What is the eigenstates of $\hat n\cdot\vec J$?
As is often the case, we can just write down the matrix element of $\hat n\cdot\vec J$ and figure out its eigenvectors. But the workload increases quickly with dimesion and there isn't a closed form to express these eigenstates.
My attempt
if $\hat n =\hat z$, then $\hat n\cdot\vec J=J_z$, whose eigenstates are $|\hat z,{jm}\rangle, m=-j,\cdots,j$ in some irreducible subspace, and $$J_z|\hat z,jm\rangle=m\hbar|\hat z,jm\rangle.$$
There must be a rotation operation $R$, which rotates $\hat z$ axis to $\hat n$ axis, and the corresponding operator is denoted by $\hat U(R)$. So $$ |\hat n,jm\rangle=\hat U(R)|\hat z,jm\rangle $$ is an eigenstate of $\hat n\cdot\vec J$ with eigenvalue $m\hbar$. Above equation can be expanded as $$ |\hat n,jm\rangle= \sum_{m'}|\hat z,jm\rangle \langle \hat z,jm|\hat U(R)|\hat z,jm\rangle =\sum_{m'}D^j_{m'm}(R) |\hat z,jm\rangle $$ where $$ D^j_{m'm}(R)= \langle \hat z,jm'|\hat U(R)|\hat z,jm\rangle=e^{-\mathrm i m'\alpha}d^j_{m'm}(\beta)e^{\mathrm im\gamma}, $$ where $\alpha,\beta,\gamma$ are Euler angles and $d^j_{m'm}$ is Wigner's (small) d-matrix.
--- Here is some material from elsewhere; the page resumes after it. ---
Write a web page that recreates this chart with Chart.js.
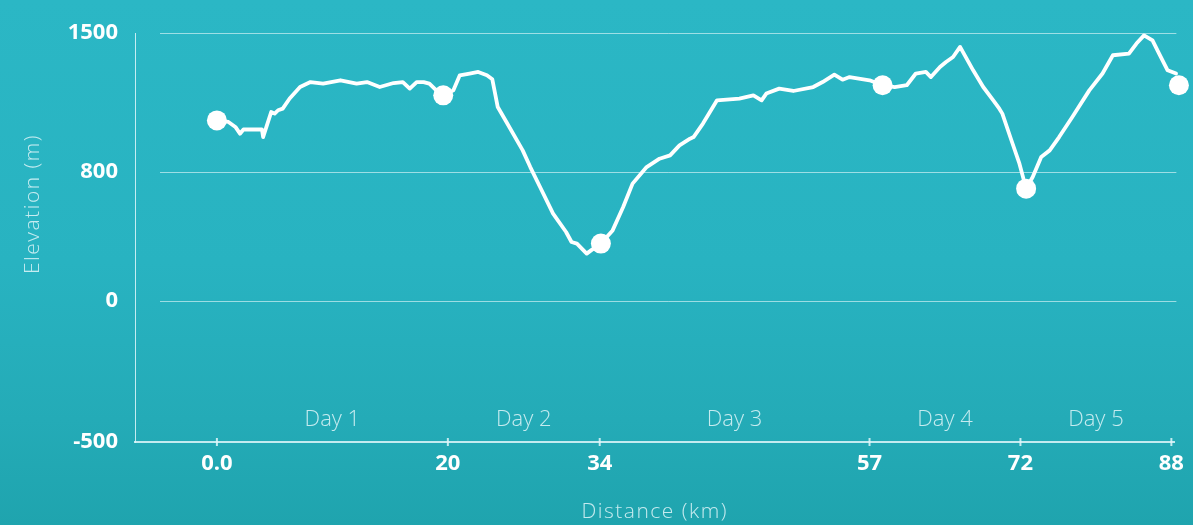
<!DOCTYPE html>
<html><head><meta charset="utf-8">
<script src="https://cdn.jsdelivr.net/npm/chart.js@4/dist/chart.umd.min.js"></script>
<style>html,body{margin:0;padding:0;background:#29b4c1;} #wrap{width:1193px;height:525px;position:relative;}</style>
</head><body><div id="wrap"><canvas id="c"></canvas></div>
<script>
// ---- data ----
const distanceKm = [0, 1.0, 1.6, 2.0, 2.3, 3.9, 4.0, 4.7, 5.0, 5.3,
  5.7, 6.3, 7.2, 8.1, 9.2, 10.7, 12.1, 13.0, 14.1, 15.3,
  16.1, 16.7, 17.3, 17.9, 18.4, 19.0, 19.6, 20.5, 21.1, 22.0,
  22.8, 23.6, 24.1, 24.6, 25.4, 26.9, 27.6, 28.5, 29.7, 30.9,
  31.4, 31.9, 32.8, 33.2, 34.1, 35.1, 36.0, 36.8, 38.0, 39.1,
  40.0, 40.8, 41.7, 42.0, 42.8, 44.0, 45.9, 47.1, 47.8, 48.2,
  49.3, 50.5, 52.2, 53.0, 54.0, 54.7, 55.3, 57.0, 58.3, 59.5,
  60.7, 61.6, 62.6, 63.1, 64.0, 64.6, 65.3, 66.0, 67.3, 68.3,
  69.3, 69.9, 70.2, 71.1, 71.9, 72.6, 73.3, 74.2, 75.1, 76.1,
  77.5, 79.3, 80.7, 81.8, 83.5, 84.3, 85.1, 86.0, 86.7, 87.6,
  88.5, 88.8];
const elevationM = [1060, 1052, 1027, 993, 1014, 1014, 976, 1102, 1094, 1111,
  1119, 1170, 1228, 1253, 1245, 1262, 1245, 1253, 1228, 1248,
  1253, 1220, 1253, 1253, 1245, 1211, 1186, 1211, 1287, 1296,
  1304, 1287, 1267, 1127, 1052, 909, 825, 707, 542, 428,
  366, 356, 294, 314, 356, 438, 583, 728, 825, 867,
  884, 934, 968, 976, 1044, 1161, 1170, 1186, 1161, 1195,
  1220, 1208, 1228, 1253, 1290, 1265, 1278, 1262, 1237, 1228,
  1237, 1296, 1304, 1278, 1329, 1354, 1379, 1430, 1312, 1228,
  1161, 1119, 1094, 960, 842, 697, 769, 876, 909, 976,
  1077, 1211, 1296, 1388, 1396, 1447, 1488, 1463, 1396, 1312,
  1296, 1237];
const stopKm = [0, 19.6, 34.1, 58.3, 72.6, 88.8];
const stopElevationM = [1060, 1186, 356, 1237, 697, 1237];
const xTickValues = [0, 20, 34, 57, 72, 88];
const xTickLabels = ['0.0', '20', '34', '57', '72', '88'];
const yTickValues = [-500, 0, 800, 1500];
const yTickLabels = ['-500', '0', '800', '1500'];
const dayBoundsKm = [0, 20, 34, 57, 72, 88];
const dayLabels = ['Day 1', 'Day 2', 'Day 3', 'Day 4', 'Day 5'];

// ---- scale layout: piecewise axis spacing as in the original ----
const scaleMaps = {
  x: { values: xTickValues, fracs: [0.0788, 0.3010, 0.4471, 0.7067, 0.8519, 0.9971] },
  y: { values: yTickValues, fracs: [0, 0.3447, 0.6601, 1] }
};
function interp(v, xs, ys) {
  let i = 0;
  if (v <= xs[0]) i = 0;
  else if (v >= xs[xs.length - 1]) i = xs.length - 2;
  else { while (v > xs[i + 1]) i++; }
  const t = (v - xs[i]) / (xs[i + 1] - xs[i]);
  return ys[i] + t * (ys[i + 1] - ys[i]);
}
class PiecewiseScale extends Chart.LinearScale {
  getPixelForValue(value) {
    const m = scaleMaps[this.id];
    const f = interp(value, m.values, m.fracs);
    return this.isHorizontal() ? this.left + f * this.width : this.bottom - f * this.height;
  }
  getValueForPixel(pixel) {
    const m = scaleMaps[this.id];
    const f = this.isHorizontal() ? (pixel - this.left) / this.width : (this.bottom - pixel) / this.height;
    return interp(f, m.fracs, m.values);
  }
}
PiecewiseScale.id = 'piecewise';
PiecewiseScale.defaults = {};
Chart.register(PiecewiseScale);

const lightLine = 'rgba(225,247,250,0.85)';
const softText = 'rgba(220,244,247,0.88)';

const decor = {
  id: 'decor',
  beforeDraw(chart) {
    const { ctx, width, height } = chart;
    const g = ctx.createLinearGradient(0, 0, 0, height);
    g.addColorStop(0, '#2bb7c5');
    g.addColorStop(0.5, '#28b3c1');
    g.addColorStop(0.8, '#24abb7');
    g.addColorStop(1, '#1fa4ae');
    ctx.save();
    ctx.fillStyle = g;
    ctx.fillRect(0, 0, width, height);
    ctx.restore();
  },
  beforeDatasetsDraw(chart) {
    const { ctx, chartArea, scales } = chart;
    ctx.save();
    // horizontal gridlines
    ctx.strokeStyle = 'rgba(235,250,252,0.6)';
    ctx.lineWidth = 1;
    yTickValues.forEach(v => {
      if (v === scales.y.min) return;
      const y = Math.round(scales.y.getPixelForValue(v)) + 0.5;
      ctx.beginPath();
      ctx.moveTo(chartArea.left + 25, y);
      ctx.lineTo(chartArea.right + 2, y);
      ctx.stroke();
    });
    // x tick marks crossing the axis line
    ctx.strokeStyle = lightLine;
    ctx.lineWidth = 2;
    xTickValues.forEach(v => {
      const x = scales.x.getPixelForValue(v);
      ctx.beginPath();
      ctx.moveTo(x, chartArea.bottom - 4);
      ctx.lineTo(x, chartArea.bottom + 4);
      ctx.stroke();
    });
    // day labels centred within each day's span
    ctx.fillStyle = softText;
    ctx.font = '300 22px "Open Sans", Lato, sans-serif';
    ctx.textAlign = 'center';
    ctx.textBaseline = 'middle';
    dayLabels.forEach((t, i) => {
      const x = scales.x.getPixelForValue((dayBoundsKm[i] + dayBoundsKm[i + 1]) / 2);
      ctx.fillText(t, x, chartArea.bottom - 22);
    });
    // axis titles
    ctx.font = '300 21px "Open Sans", Lato, sans-serif';
    try { ctx.letterSpacing = '1.5px'; } catch (e) {}
    ctx.fillText('Distance (km)', (chartArea.left + chartArea.right) / 2, 512);
    ctx.translate(33, 204);
    ctx.rotate(-Math.PI / 2);
    ctx.fillText('Elevation (m)', 0, 0);
    ctx.restore();
  }
};

new Chart(document.getElementById('c'), {
  type: 'line',
  data: {
    datasets: [
      {
        label: 'Stops',
        data: stopKm.map((x, i) => ({ x, y: stopElevationM[i] })),
        showLine: false,
        pointRadius: 10,
        pointBackgroundColor: '#ffffff',
        pointBorderWidth: 0,
        clip: false,
        order: 0
      },
      {
        label: 'Elevation',
        data: distanceKm.map((x, i) => ({ x, y: elevationM[i] })),
        borderColor: '#ffffff',
        borderWidth: 3.8,
        borderJoinStyle: 'round',
        borderCapStyle: 'round',
        pointRadius: 0,
        tension: 0,
        fill: false,
        clip: false,
        order: 1
      }
    ]
  },
  options: {
    responsive: true,
    maintainAspectRatio: false,
    animation: false,
    layout: { padding: { top: 33, right: 18, left: 0, bottom: 0 } },
    plugins: { legend: { display: false }, tooltip: { enabled: false } },
    scales: {
      x: {
        type: 'piecewise',
        position: 'bottom',
        min: 0,
        max: 88,
        afterBuildTicks: s => { s.ticks = xTickValues.map(v => ({ value: v })); },
        afterFit: s => { s.height = 83; },
        grid: { display: false, drawTicks: false },
        border: { display: true, color: lightLine, width: 2 },
        ticks: {
          autoSkip: false, maxRotation: 0, padding: 9,
          color: '#ffffff',
          font: { family: '"Open Sans", Lato, sans-serif', weight: 'bold', size: 22 },
          callback: v => xTickLabels[xTickValues.indexOf(v)]
        }
      },
      y: {
        type: 'piecewise',
        position: 'left',
        min: -500,
        max: 1500,
        afterBuildTicks: s => { s.ticks = yTickValues.map(v => ({ value: v })); },
        afterFit: s => { s.width = 135; },
        grid: { display: false, drawTicks: false },
        border: { display: true, color: lightLine, width: 1 },
        ticks: {
          autoSkip: false, padding: 17,
          color: '#ffffff',
          font: { family: '"Open Sans", Lato, sans-serif', weight: 'bold', size: 22 },
          callback: v => yTickLabels[yTickValues.indexOf(v)]
        }
      }
    }
  },
  plugins: [decor]
});
</script>
</body></html>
In my case, $\gamma$ can be chosen to be $0$ because it leads to only a phase shift to $|\hat n,jm\rangle$. And $$ \beta = \arccos(\hat z\cdot\hat n), \quad \alpha = \mathrm{sgn}(\hat n\cdot\hat y) \arccos[(\hat n\times\hat z)\cdot\hat x]. $$
The expression of $d^j_{m'm}$ is quite complicated, too. Is there any simpler way to solve this problem? For example, in the case of dimension 2, 3 or 4.